**EXERCISE DESCRIPTION**
Count every line below in which "matplotlib" occurs, then give only the count.

**DATA SUPPLIED**

--------------------

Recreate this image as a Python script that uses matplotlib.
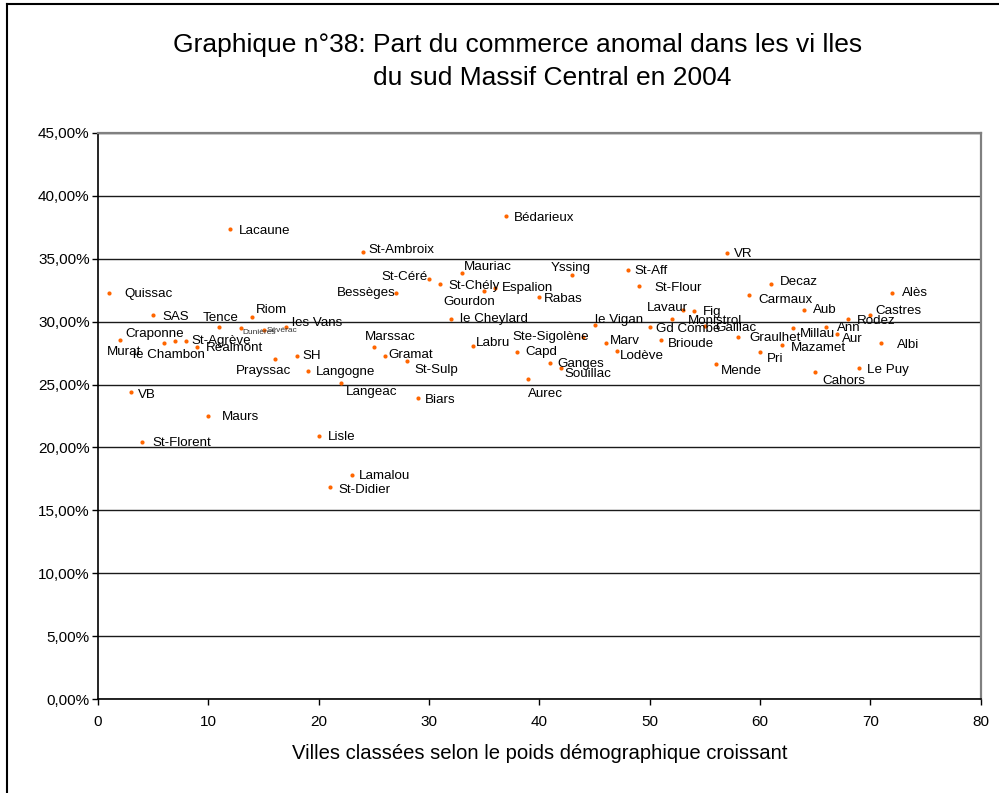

--------------------

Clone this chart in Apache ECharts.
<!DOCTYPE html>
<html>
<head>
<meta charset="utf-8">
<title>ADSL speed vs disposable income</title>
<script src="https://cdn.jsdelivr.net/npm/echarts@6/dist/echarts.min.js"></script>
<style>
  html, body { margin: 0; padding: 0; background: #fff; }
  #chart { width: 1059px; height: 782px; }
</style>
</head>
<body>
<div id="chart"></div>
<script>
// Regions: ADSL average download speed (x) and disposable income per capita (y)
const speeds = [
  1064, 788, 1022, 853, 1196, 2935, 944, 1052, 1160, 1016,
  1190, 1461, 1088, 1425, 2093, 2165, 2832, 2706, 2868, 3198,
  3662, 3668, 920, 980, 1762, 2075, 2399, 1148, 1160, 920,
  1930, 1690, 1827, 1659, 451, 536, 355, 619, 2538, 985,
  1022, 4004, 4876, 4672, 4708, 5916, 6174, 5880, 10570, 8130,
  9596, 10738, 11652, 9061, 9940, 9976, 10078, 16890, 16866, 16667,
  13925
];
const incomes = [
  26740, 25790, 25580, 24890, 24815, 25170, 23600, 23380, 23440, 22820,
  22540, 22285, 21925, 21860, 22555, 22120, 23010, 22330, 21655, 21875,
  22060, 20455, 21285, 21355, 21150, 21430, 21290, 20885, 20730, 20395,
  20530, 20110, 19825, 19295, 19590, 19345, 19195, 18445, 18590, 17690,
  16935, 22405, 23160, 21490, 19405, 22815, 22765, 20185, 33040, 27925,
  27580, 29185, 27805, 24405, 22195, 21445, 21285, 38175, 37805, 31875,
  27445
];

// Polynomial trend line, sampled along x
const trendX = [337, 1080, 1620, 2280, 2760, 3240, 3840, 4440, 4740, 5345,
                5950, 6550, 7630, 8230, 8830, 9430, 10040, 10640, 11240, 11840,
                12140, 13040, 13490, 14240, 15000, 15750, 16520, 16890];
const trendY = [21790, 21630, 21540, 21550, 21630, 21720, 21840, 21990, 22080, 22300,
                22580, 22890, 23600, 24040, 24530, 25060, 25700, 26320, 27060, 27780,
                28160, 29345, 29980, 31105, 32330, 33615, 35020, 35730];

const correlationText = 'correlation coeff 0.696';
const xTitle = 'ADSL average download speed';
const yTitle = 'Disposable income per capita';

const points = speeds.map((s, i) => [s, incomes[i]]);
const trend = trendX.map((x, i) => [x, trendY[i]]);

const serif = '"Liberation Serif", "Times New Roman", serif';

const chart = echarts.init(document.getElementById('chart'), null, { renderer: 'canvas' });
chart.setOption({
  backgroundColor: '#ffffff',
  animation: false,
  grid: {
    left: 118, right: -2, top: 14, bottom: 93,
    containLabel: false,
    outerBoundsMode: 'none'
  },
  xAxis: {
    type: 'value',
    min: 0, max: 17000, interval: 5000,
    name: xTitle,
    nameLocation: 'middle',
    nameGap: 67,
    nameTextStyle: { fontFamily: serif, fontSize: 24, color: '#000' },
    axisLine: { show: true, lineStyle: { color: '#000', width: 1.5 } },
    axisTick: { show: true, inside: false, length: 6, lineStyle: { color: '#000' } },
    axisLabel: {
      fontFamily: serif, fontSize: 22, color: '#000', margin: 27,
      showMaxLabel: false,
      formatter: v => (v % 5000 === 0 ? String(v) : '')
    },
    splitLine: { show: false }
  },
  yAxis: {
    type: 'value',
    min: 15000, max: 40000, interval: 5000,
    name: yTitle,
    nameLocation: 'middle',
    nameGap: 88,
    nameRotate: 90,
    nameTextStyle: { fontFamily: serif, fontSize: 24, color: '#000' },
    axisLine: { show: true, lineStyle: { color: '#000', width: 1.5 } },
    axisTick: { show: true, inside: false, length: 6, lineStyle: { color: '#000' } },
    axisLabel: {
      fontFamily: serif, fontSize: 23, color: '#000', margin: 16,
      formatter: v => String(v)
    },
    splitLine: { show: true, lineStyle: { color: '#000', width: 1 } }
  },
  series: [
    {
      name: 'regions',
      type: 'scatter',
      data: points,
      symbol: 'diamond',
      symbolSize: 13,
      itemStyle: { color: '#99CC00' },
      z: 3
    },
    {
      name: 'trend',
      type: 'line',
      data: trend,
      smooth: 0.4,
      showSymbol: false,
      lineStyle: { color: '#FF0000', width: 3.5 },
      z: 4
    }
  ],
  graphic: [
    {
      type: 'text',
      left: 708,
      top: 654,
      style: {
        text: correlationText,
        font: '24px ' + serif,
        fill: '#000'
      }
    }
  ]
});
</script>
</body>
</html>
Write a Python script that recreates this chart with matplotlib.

--------------------

**EXERCISE RESULT**
2